▶ TO BE DONE: Reproduce all lines of the listing below in which the word "that" occurs.

## START MATERIAL

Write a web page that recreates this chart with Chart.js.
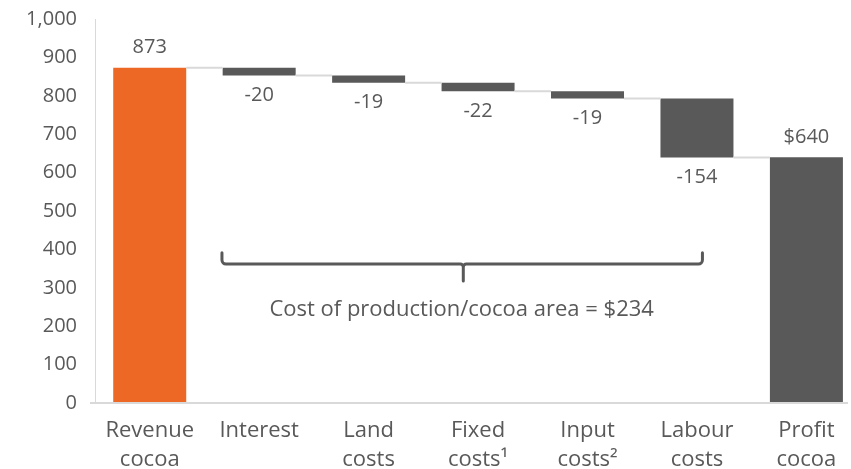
<!DOCTYPE html>
<html>
<head>
<meta charset="utf-8">
<script src="https://cdn.jsdelivr.net/npm/chart.js@4/dist/chart.umd.min.js"></script>
<style>
  html, body { margin: 0; padding: 0; background: #ffffff; overflow: hidden; }
  #wrap { width: 851px; height: 469px; position: relative; }
</style>
</head>
<body>
<div id="wrap"><canvas id="c"></canvas></div>
<script>
// ---- data ----
const categories = [
  ['Revenue', 'cocoa'],
  ['Interest'],
  ['Land', 'costs'],
  ['Fixed', 'costs\u00B9'],
  ['Input', 'costs\u00B2'],
  ['Labour', 'costs'],
  ['Profit', 'cocoa']
];
const revenue = 873;
const costDeltas = [-20, -19, -22, -19, -154];
const profit = 640;
const valueLabels = ['873', '-20', '-19', '-22', '-19', '-154', '$640'];
const braceText = 'Cost of production/cocoa area = $234';
const yMin = 0, yMax = 1000, yStep = 100;

// ---- build floating ranges from the values ----
const ranges = [[0, revenue]];
let running = revenue;
costDeltas.forEach(d => { ranges.push([running, running + d]); running += d; });
ranges.push([0, profit]);
const signedValues = [revenue, ...costDeltas, profit];

const ORANGE = '#EC6824';
const GREY = '#595959';
const LIGHT = '#D9D9D9';
const FONT = '"Open Sans", "Noto Sans", sans-serif';

Chart.defaults.font.family = FONT;
Chart.defaults.color = GREY;

// bracket annotation (in data units)
const brace = { from: 0.66, to: 5.05, mid: 2.865, level: 362, hook: 391, tip: 318, text: 242, textX: 2.85 };

const decor = {
  id: 'decor',
  afterDatasetsDraw(chart) {
    const ctx = chart.ctx;
    const meta = chart.getDatasetMeta(0);
    const xs = chart.scales.x, ys = chart.scales.y;
    ctx.save();
    // connectors
    ctx.strokeStyle = LIGHT;
    ctx.lineWidth = 2;
    for (let i = 0; i < meta.data.length - 1; i++) {
      const a = meta.data[i], b = meta.data[i + 1];
      const lvl = ys.getPixelForValue(ranges[i][1]);
      ctx.beginPath();
      ctx.moveTo(a.x + a.width / 2, lvl);
      ctx.lineTo(b.x - b.width / 2, lvl);
      ctx.stroke();
    }
    // value labels
    ctx.font = '20px ' + FONT;
    ctx.fillStyle = GREY;
    ctx.textAlign = 'center';
    ctx.textBaseline = 'middle';
    meta.data.forEach((bar, i) => {
      const top = Math.min(bar.y, bar.base), bottom = Math.max(bar.y, bar.base);
      const yy = signedValues[i] >= 0 ? top - 20 : bottom + 20;
      ctx.fillText(valueLabels[i], bar.x, yy);
    });
    // bracket
    const x0 = xs.getPixelForValue(brace.from), x1 = xs.getPixelForValue(brace.to);
    const xm = xs.getPixelForValue(brace.mid);
    const by = ys.getPixelForValue(brace.level), bt = ys.getPixelForValue(brace.hook), bp = ys.getPixelForValue(brace.tip);
    ctx.strokeStyle = GREY;
    ctx.lineWidth = 3;
    ctx.lineCap = 'round';
    ctx.lineJoin = 'round';
    ctx.beginPath();
    ctx.moveTo(x0, bt);
    ctx.arcTo(x0, by, x0 + 10, by, 4);
    ctx.lineTo(xm - 4, by);
    ctx.arcTo(xm, by, xm, by + 6, 3);
    ctx.lineTo(xm, bp);
    ctx.moveTo(xm, by + 3);
    ctx.arcTo(xm, by, xm + 4, by, 3);
    ctx.lineTo(x1 - 10, by);
    ctx.arcTo(x1, by, x1, bt, 4);
    ctx.lineTo(x1, bt);
    ctx.stroke();
    ctx.font = '22px ' + FONT;
    ctx.fillText(braceText, xs.getPixelForValue(brace.textX), ys.getPixelForValue(brace.text));
    ctx.restore();
  }
};

new Chart(document.getElementById('c'), {
  type: 'bar',
  data: {
    datasets: [{
      data: ranges.map((r, i) => ({ x: i, y: r })),
      backgroundColor: ranges.map((r, i) => i === 0 ? ORANGE : GREY),
      borderWidth: 0,
      barPercentage: 0.667,
      categoryPercentage: 1.0
    }]
  },
  options: {
    responsive: true,
    maintainAspectRatio: false,
    animation: false,
    layout: { padding: { top: 19, right: 3, bottom: 0, left: 0 } },
    plugins: { legend: { display: false }, tooltip: { enabled: false } },
    scales: {
      x: {
        type: 'linear',
        min: -0.5,
        max: 6.38,
        offset: false,
        grid: { display: false, drawTicks: false, offset: false },
        border: { display: false },
        afterBuildTicks: s => { s.ticks = categories.map((c, i) => ({ value: i })); },
        afterFit: s => { s.height = 66; s.paddingLeft = 0; s.paddingRight = 0; },
        ticks: {
          autoSkip: false,
          maxRotation: 0,
          padding: 13,
          color: GREY,
          font: { size: 22, lineHeight: 1.33 },
          callback: (v, i) => categories[i]
        }
      },
      y: {
        min: yMin,
        max: yMax,
        z: 1,
        afterFit: s => { s.width = 95; s.paddingTop = 0; s.paddingBottom = 0; },
        border: { display: true, color: LIGHT, width: 1 },
        grid: {
          drawOnChartArea: true,
          drawTicks: true,
          tickLength: 5,
          color: c => (c.tick && c.tick.value === 0) ? LIGHT : 'rgba(0,0,0,0)',
          lineWidth: c => (c.tick && c.tick.value === 0) ? 2 : 0
        },
        ticks: {
          stepSize: yStep,
          padding: 13,
          color: GREY,
          font: { size: 20 },
          callback: v => v.toLocaleString('en-US')
        }
      }
    }
  },
  plugins: [decor]
});
</script>
</body>
</html>
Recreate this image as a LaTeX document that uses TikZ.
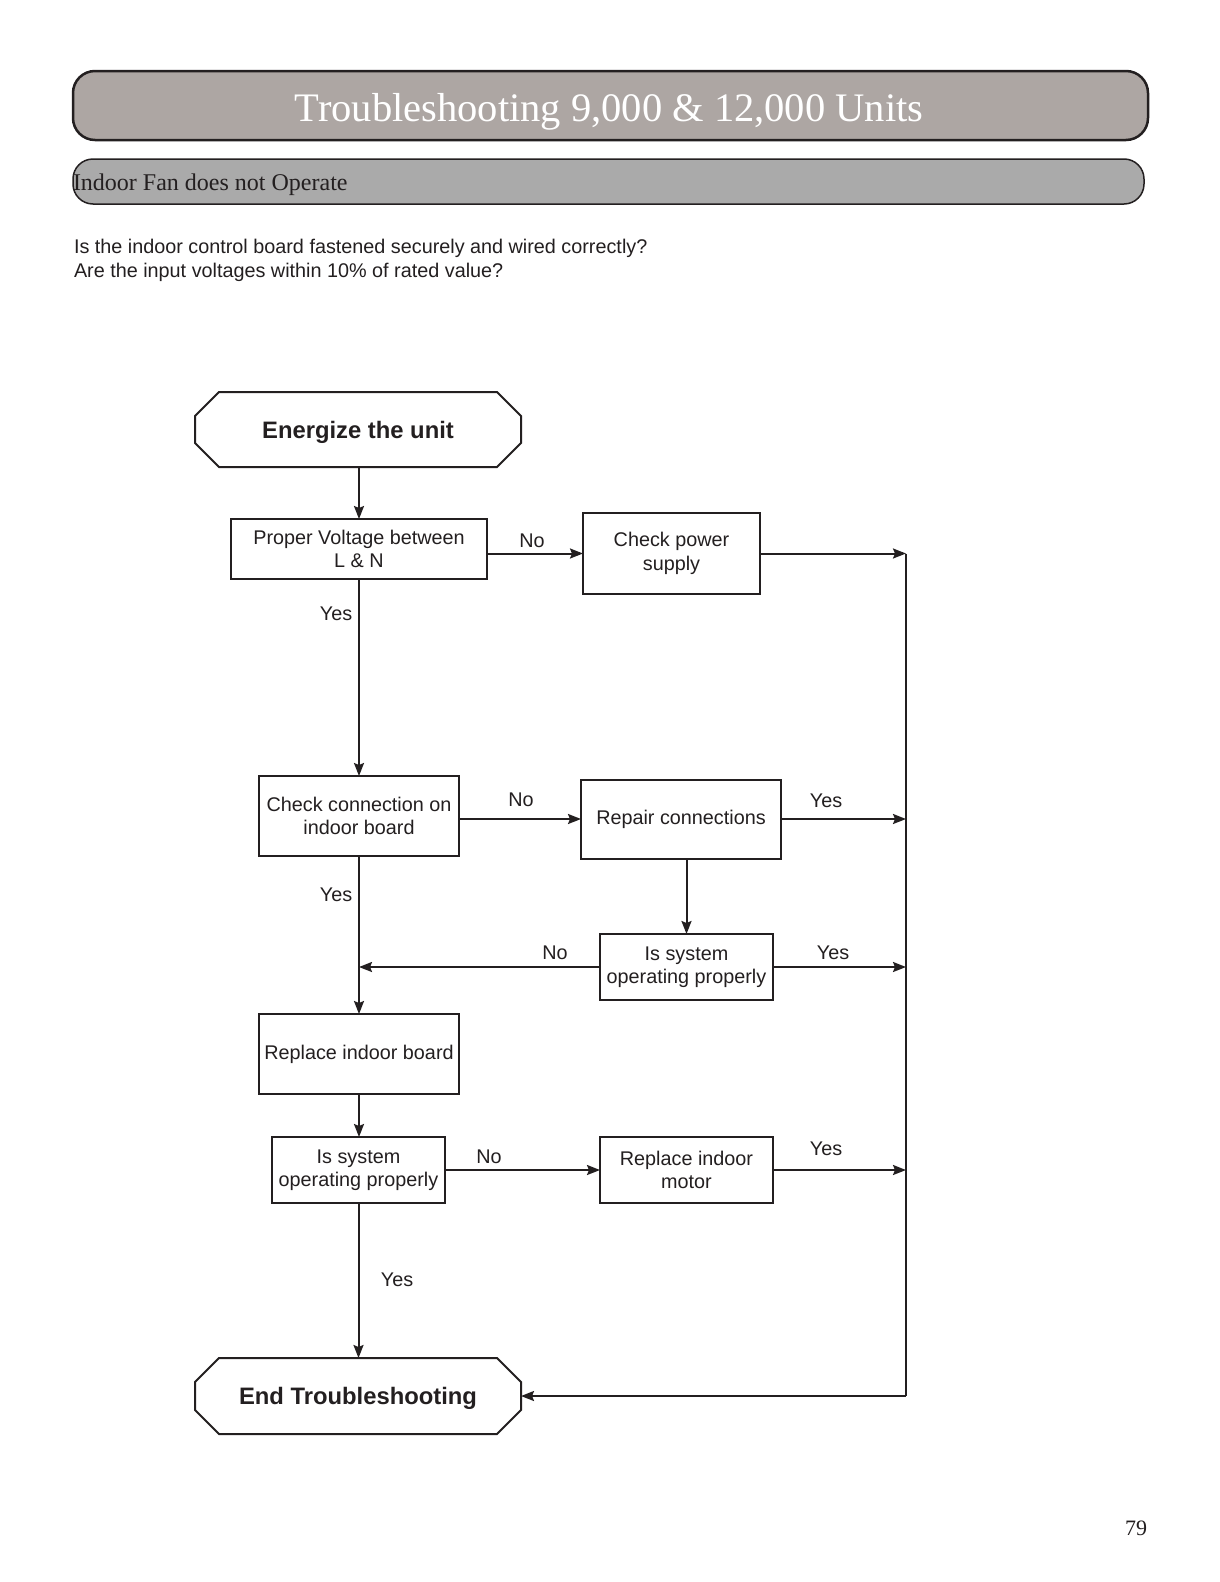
\documentclass[tikz,border=0pt]{standalone}
\usepackage{fontspec}
\setmainfont{Liberation Serif}
\setsansfont{Liberation Sans}
\usetikzlibrary{arrows.meta,calc}
\definecolor{ink}{HTML}{231F20}
\definecolor{titlefill}{HTML}{ADA6A3}
\definecolor{subfill}{HTML}{AAAAAA}
\newcommand\octframe[1]{%
  \draw[draw=ink, line width=2pt, line join=miter]
    ($(#1.north west)+(24pt,0pt)$) -- ($(#1.north east)+(-24pt,0pt)$) --
    ($(#1.north east)+(0pt,-24pt)$) -- ($(#1.south east)+(0pt,24pt)$) --
    ($(#1.south east)+(-24pt,0pt)$) -- ($(#1.south west)+(24pt,0pt)$) --
    ($(#1.south west)+(0pt,24pt)$) -- ($(#1.north west)+(0pt,-24pt)$) -- cycle;}
\begin{document}
\begin{tikzpicture}[x=1pt,y=-1pt,
  every node/.style={inner sep=0pt, outer sep=0pt, text=ink},
  stepbox/.style={draw=ink, line width=2pt, rectangle, align=center,
    font=\sffamily\fontsize{19.8}{23.5}\selectfont},
  termbox/.style={rectangle, align=center, text height=17pt, text depth=0pt,
    font=\sffamily\bfseries\fontsize{23.8}{28}\selectfont},
  arr/.style={draw=ink, line width=2pt, -{Stealth[length=13pt,width=10pt,inset=2pt]}},
  plainline/.style={draw=ink, line width=2pt},
  lbl/.style={font=\sffamily\fontsize{19.8}{24}\selectfont},
]
\useasboundingbox[fill=white] (0,0) rectangle (1219,1582);

% header bars
\node[draw=ink, line width=2.5pt, fill=titlefill, rounded corners=22pt,
      minimum width=1075pt, minimum height=69pt] (titlebar) at (610.5,105.5) {};
\node[font=\fontsize{40.5}{48}\selectfont, text=white, anchor=base] (title) at (609,121.5)
  {Troubleshooting 9,000 \& 12,000 Units};
\node[draw=ink, line width=1.5pt, fill=subfill, rounded corners=20pt,
      minimum width=1071pt, minimum height=45pt] (subbar) at (608.5,181.5) {};
\node[font=\fontsize{24}{28}\selectfont, anchor=base west] (subtitle) at (73,190.5)
  {Indoor Fan does not Operate};

% question text
\node[font=\sffamily\fontsize{19.8}{24}\selectfont, anchor=base west] (q1) at (74,253)
  {Is the indoor control board fastened securely and wired correctly?};
\node[font=\sffamily\fontsize{19.8}{24}\selectfont, anchor=base west] (q2) at (74,277)
  {Are the input voltages within 10\% of rated value?};

% terminals
\node[termbox, minimum width=326pt, minimum height=75pt] (start) at (358,429.5) {Energize the unit};
\octframe{start}
\node[termbox, minimum width=326pt, minimum height=76pt] (finish) at (358,1396) {End Troubleshooting};
\octframe{finish}

% process boxes
\node[stepbox, minimum width=256pt, minimum height=60pt] (b1) at (359,549) {Proper Voltage between\\L \& N};
\node[stepbox, minimum width=177pt, minimum height=81pt] (b2) at (671.5,553.5) {Check power\\supply};
\node[stepbox, minimum width=200pt, minimum height=80pt] (b3) at (359,816) {Check connection on\\indoor board};
\node[stepbox, minimum width=200pt, minimum height=79pt] (b4) at (681,819) {Repair connections};
\node[stepbox, minimum width=173pt, minimum height=66pt] (b5) at (686.5,967) {Is system\\operating properly};
\node[stepbox, minimum width=200pt, minimum height=80pt] (b6) at (359,1054) {Replace indoor board};
\node[stepbox, minimum width=173pt, minimum height=66pt] (b7) at (358.5,1170) {Is system\\operating properly};
\node[stepbox, minimum width=173pt, minimum height=66pt] (b8) at (686.5,1170) {Replace indoor\\motor};

% right collector line
\coordinate (rtop) at (906,553.5);
\coordinate (rbot) at (906,1396);
\draw[plainline] (rtop) -- (rbot);
\coordinate (join) at (359,967);

% connectors
\draw[arr] (start.south -| b1.north) -- (b1.north);
\draw[arr] (b1.east |- b2.west) -- (b2.west);
\draw[arr] (b2.east) -- (rtop);
\draw[arr] (b1.south) -- (b3.north);
\draw[arr] (b3.east |- b4.west) -- (b4.west);
\draw[arr] (b4.east) -- (b4.east -| rtop);
\draw[arr] (b4.south -| b5.north) -- (b5.north);
\draw[arr] (b5.west) -- (join);
\draw[arr] (b5.east) -- (b5.east -| rtop);
\draw[arr] (b3.south) -- (b6.north);
\draw[arr] (b6.south) -- (b6.south |- b7.north);
\draw[arr] (b7.east) -- (b8.west);
\draw[arr] (b8.east) -- (b8.east -| rtop);
\draw[arr] (b7.south) -- (b7.south |- finish.north);
\draw[arr] (rbot) -- (finish.east);

% labels
\node[lbl] (l1) at (532,541) {No};
\node[lbl] (l2) at (336,614) {Yes};
\node[lbl] (l3) at (521,800) {No};
\node[lbl] (l4) at (826,801) {Yes};
\node[lbl] (l5) at (555,953) {No};
\node[lbl] (l6) at (833,953) {Yes};
\node[lbl] (l7) at (336,895) {Yes};
\node[lbl] (l8) at (489,1157) {No};
\node[lbl] (l9) at (826,1149) {Yes};
\node[lbl] (l10) at (397,1280) {Yes};

% page number
\node[font=\fontsize{22}{26}\selectfont] (pagenum) at (1136,1528) {79};
\end{tikzpicture}
\end{document}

## END MATERIAL

▶ ANSWER BELOW:
Write a web page that recreates this chart with Chart.js.
Recreate this image as a LaTeX document that uses TikZ.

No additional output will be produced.